Ouch! I almost feel like this is the famous case of cold nuclear fusion in a jar. Back in the late 1980s, some physicists claimed they could generate nuclear fusion in a jar at room temperatures. The world became ecstatic that inexpensive nuclear energy could be harnessed and so readily made available. Imagine the possibilities and how this would impact society. Ultimately, no one could replicate their claims. It became known as a case of scientific wishful thinking.

The recent spate of road trips with self-driving trucks and cars are very much the same kind of scientific wishful thinking. Those self-driving trucks and cars that we see in glossy videos are not really at the true Level 5 as yet.

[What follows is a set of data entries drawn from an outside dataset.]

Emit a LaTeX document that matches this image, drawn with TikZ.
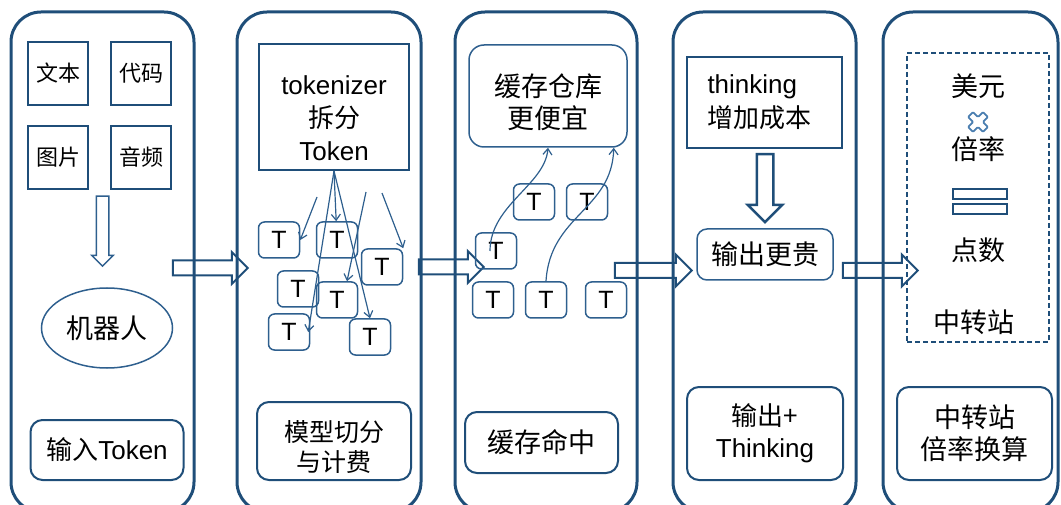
\documentclass[tikz,border=0pt]{standalone}
\usepackage{fontspec}
\setmainfont{Liberation Sans}
\newfontfamily\cjk{Noto Sans CJK SC}
\usepackage{tikz}
\usetikzlibrary{arrows.meta, positioning, shapes.geometric, shapes.arrows}

\definecolor{navy}{HTML}{1F4E79}
\definecolor{steel}{HTML}{2E5F8E}
\definecolor{crossblue}{HTML}{4A7EB0}

\begin{document}
\begin{tikzpicture}[x=1pt, y=-1pt, >={Straight Barb[length=6pt,width=9pt]},
  panel/.style={draw=navy, line width=3pt, rounded corners=30pt, minimum height=500pt},
  src/.style={draw=navy, line width=2pt, minimum width=60pt, minimum height=63pt, font=\cjk\fontsize{22}{26}\selectfont},
  tk/.style={draw=steel, line width=1.5pt, rounded corners=6pt, minimum width=41pt, minimum height=36pt, inner sep=0pt, font=\fontsize{25}{28}\selectfont},
  note/.style={draw=navy, line width=2pt, rounded corners=12pt, align=center, inner sep=0pt, font=\fontsize{26}{32}\selectfont},
  soft/.style={draw=steel, line width=1.5pt, align=center, inner sep=0pt},
  big/.style={font=\cjk\fontsize{27}{32}\selectfont},
  fat/.style={single arrow, draw=navy, line width=2pt, inner sep=0pt, text height=13pt, text depth=0pt,
    minimum width=30pt, single arrow head extend=8.5pt, single arrow head indent=0pt},
  link/.style={->, draw=steel, line width=1.2pt}]

\useasboundingbox (0,0) rectangle (1061,505);

% big arrows between the stages
\node[fat, minimum height=75pt] (go1) at (206.5,268) {};
\node[fat, minimum height=65pt] (go2) at (447.5,267) {};
\node[fat, minimum height=77pt] (go3) at (649.5,270.5) {};
\node[fat, minimum height=75pt] (go4) at (876.5,270.5) {};

% the five stages
\node[panel, minimum width=183pt] (p1) at (102.5,262) {};
\node[panel, minimum width=184pt] (p2) at (329,262) {};
\node[panel, minimum width=182pt] (p3) at (546,262) {};
\node[panel, minimum width=183pt] (p4) at (764.5,262) {};
\node[panel, minimum width=175pt] (p5) at (970.5,262) {};

% stage 1: inputs
\node[src] (txt) at (58,73.5) {文本};
\node[src, right=21pt of txt] (code) {代码};
\node[src, below=19pt of txt] (img) {图片};
\node[src, right=21pt of img] (audio) {音频};
\node[fat, draw=steel, line width=1.5pt, text height=11pt, minimum width=20pt, single arrow head extend=4.5pt, minimum height=70pt, rotate=-90] (down1) at (102.5,228) {};
\node[ellipse, soft, big, minimum width=131pt, minimum height=80pt] (robot) at (107,328) {机器人};
\node[note, minimum width=153pt, minimum height=60pt] (inp) at (107,450) {{\cjk 输入}Token};

% stage 2: tokenizer
\node[draw=navy, line width=2pt, minimum width=150pt, minimum height=126pt,
  label={[align=center, yshift=-11pt, font=\fontsize{26}{33}\selectfont]center:tokenizer\\{\cjk 拆分}\\Token}] (tkz) at (334,107) {};
\node[tk] (t1) at (279,240) {T};
\node[tk] (t2) at (337,240) {T};
\node[tk] (t3) at (382,267) {T};
\node[tk] (t4) at (298,289) {T};
\node[tk] (t5) at (337,300) {T};
\node[tk] (t6) at (289,332) {T};
\node[tk] (t7) at (370,337) {T};
\coordinate (f1) at (317,197);
\coordinate (f2) at (366,192);
\coordinate (f3) at (382,193);
\draw[link] (tkz.south) -- (t2);
\draw[link] (tkz.south) -- ([xshift=-2pt]t6.east);
\draw[link] (tkz.south) -- (t7.north);
\draw[link] (f1) -- (t1.east);
\draw[link] (f2) -- ([xshift=10pt]t5.north);
\draw[link] (f3) -- (t3.north east);
\node[note, minimum width=154pt, minimum height=78pt,
  label={[align=center, yshift=-6pt, font=\cjk\fontsize{25}{30}\selectfont]center:模型切分\\与计费}] (cut) at (334,441) {};

% stage 3: cache
\node[soft, rounded corners=15pt, minimum width=158pt, minimum height=102pt,
  label={[align=center, yshift=-6pt, big]center:缓存仓库\\更便宜}] (store) at (548,96) {};
\node[tk] (c1) at (534,202) {T};
\node[tk] (c2) at (587,202) {T};
\node[tk] (c3) at (496,251) {T};
\node[tk] (c4) at (493,300) {T};
\node[tk] (c5) at (546,300) {T};
\node[tk] (c6) at (606,300) {T};
\draw[link] ([xshift=-6pt]c3.center) .. controls (490,205) and (545,185) .. (store.south);
\draw[link] (c5.north) .. controls (550,215) and (612,210) .. ([xshift=-14pt]store.south east);
\node[note, big, minimum width=153pt, minimum height=61pt] (hit) at (541.5,442.5) {缓存命中};

% stage 4: thinking
\node[draw=navy, line width=2pt, minimum width=155pt, minimum height=91pt,
  label={[align=left, xshift=-5pt, font=\fontsize{26}{34}\selectfont]center:thinking\\{\cjk 增加成本}}] (think) at (764.5,102.5) {};
\node[fat, line width=2.5pt, text height=14pt, minimum width=32pt, single arrow head extend=9pt, minimum height=68pt, rotate=-90] (down2) at (765,184) {};
\node[soft, big, rounded corners=10pt, minimum width=136pt, minimum height=51pt] (pricey) at (765,254.5) {输出更贵};
\node[note, minimum width=156pt, minimum height=93pt] (outth) at (765,433.5) {{\cjk 输出+}\\Thinking};

% stage 5: relay rate
\node[draw=navy, line width=1.5pt, dash pattern=on 5pt off 3pt, minimum width=142pt, minimum height=289pt] (relay) at (978,197.5) {};
\node[big] (usd) at (978,86) {美元};
\draw[crossblue, line width=1.8pt, rounded corners=1pt, shift={(978,122)}, rotate=45]
  (-3.5,-10.5) -- (3.5,-10.5) -- (3.5,-3.5) -- (10.5,-3.5) -- (10.5,3.5) -- (3.5,3.5) -- (3.5,10.5)
  -- (-3.5,10.5) -- (-3.5,3.5) -- (-10.5,3.5) -- (-10.5,-3.5) -- (-3.5,-3.5) -- cycle;
\node[big] (ratio) at (978,149) {倍率};
\draw[navy, line width=1.5pt] (953,189) rectangle (1007,199) (953,204) rectangle (1007,214);
\node[big] (pts) at (978,250) {点数};
\node[big] (hub) at (974,322) {中转站};
\node[note, big, minimum width=155pt, minimum height=93pt] (rate) at (974.5,433.5) {中转站\\倍率换算};

\end{tikzpicture}
\end{document}
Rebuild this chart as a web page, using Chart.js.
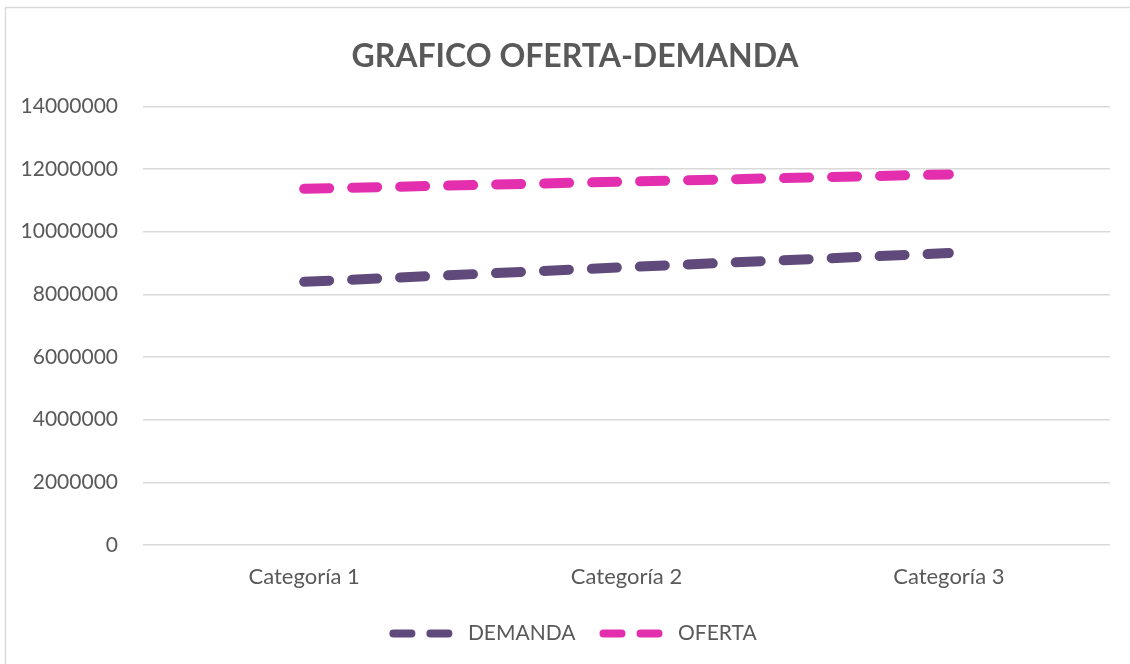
<!DOCTYPE html>
<html>
<head>
<meta charset="utf-8">
<script src="https://cdn.jsdelivr.net/npm/chart.js@4/dist/chart.umd.min.js"></script>
<style>
html,body{margin:0;padding:0;background:#fff;}
#wrap{position:absolute;left:0;top:0;width:1130px;height:664px;}
</style>
</head>
<body>
<div id="wrap"><canvas id="c" width="1130" height="664"></canvas></div>
<script>
const categories = ["Categoría 1", "Categoría 2", "Categoría 3"];
const demanda = [8400000, 8870000, 9320000];
const oferta = [11370000, 11600000, 11830000];
const yTicks = [0, 2000000, 4000000, 6000000, 8000000, 10000000, 12000000, 14000000];

const FONT = "Lato, 'Open Sans', sans-serif";
const TXT = "#595959";

const framePlugin = {
  id: 'frame',
  beforeDraw(chart) {
    const ctx = chart.ctx;
    ctx.save();
    ctx.fillStyle = '#fff';
    ctx.fillRect(0, 0, chart.width, chart.height);
    ctx.strokeStyle = '#d9d9d9';
    ctx.lineWidth = 1.5;
    ctx.strokeRect(5.5, 7.5, 1130, 700);
    ctx.restore();
  }
};

new Chart(document.getElementById('c'), {
  type: 'line',
  data: {
    labels: categories,
    datasets: [
      { label: 'DEMANDA', data: demanda, borderColor: '#604a7b', backgroundColor: '#604a7b',
        borderWidth: 10, borderDash: [25, 23], borderCapStyle: 'round', pointRadius: 0, tension: 0, fill: false },
      { label: 'OFERTA', data: oferta, borderColor: '#e32ead', backgroundColor: '#e32ead',
        borderWidth: 10, borderDash: [25, 23], borderCapStyle: 'round', pointRadius: 0, tension: 0, fill: false }
    ]
  },
  options: {
    responsive: false,
    animation: false,
    devicePixelRatio: 1,
    layout: { padding: { left: 20, right: 0, top: 0, bottom: 10 } },
    plugins: {
      title: {
        display: true, text: 'GRAFICO OFERTA-DEMANDA', color: TXT,
        font: { family: FONT, size: 32, weight: 'bold' },
        padding: { top: 37, bottom: 31 }
      },
      legend: {
        position: 'bottom',
        labels: {
          color: TXT, font: { family: FONT, size: 21 },
          usePointStyle: true, pointStyle: 'line', pointStyleWidth: 64, boxHeight: 19,
          padding: 28,
          generateLabels(chart) {
            return chart.data.datasets.map((ds, i) => ({
              text: ds.label, fillStyle: ds.borderColor, strokeStyle: ds.borderColor,
              lineWidth: 8, lineDash: [18, 19, 18, 40], lineCap: 'round', pointStyle: 'line',
              fontColor: TXT, datasetIndex: i, hidden: false
            }));
          }
        }
      },
      tooltip: { enabled: false }
    },
    scales: {
      x: {
        offset: true,
        grid: { display: false, drawTicks: false, offset: true },
        border: { display: false },
        ticks: { color: TXT, font: { family: FONT, size: 22 }, padding: 19 },
        afterFit(s) { s.height = 50; }
      },
      y: {
        min: 0, max: 14000000,
        afterBuildTicks(s) { s.ticks = yTicks.map(v => ({ value: v })); },
        grid: { color: '#d9d9d9', lineWidth: 1.5, drawTicks: false },
        border: { display: false },
        ticks: { color: TXT, font: { family: FONT, size: 21 }, padding: 25, callback: v => String(v) },
        afterFit(s) { s.width = 123; }
      },
      yRight: {
        position: 'right',
        display: true,
        grid: { display: false, drawTicks: false },
        border: { display: false },
        ticks: { display: false },
        afterFit(s) { s.width = 20; }
      }
    }
  },
  plugins: [framePlugin]
});
</script>
</body>
</html>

I believe firmly that we will get there. But we are not there yet, and we still have quite a distance to go. I appreciate that these stunts are helping to spur money and attention toward gaining progress on true self-driving capabilities.  At the same time, I urge us to all carefully look behind the curtain so that we do not get lulled into believing that these capabilities are here when they are not yet here. The next time you see some kind of self-driving truck or car demonstration, don’t let them keep you away from the stage, and instead get up into the magical wizardry and make sure that what you are seeing is more than just smoke and mirrors.

I realize it is considered the unspoken ethics of all magicians to not reveal their secrets, but this is a case where I felt the public good outweighed my staying mum on how these seemingly impressive tricks are being performed. I hope to soon be able to say that I saw a self-driving truck or car that did its magic without resorting to any magical trickery. I’ll let you know when that happens. Presto!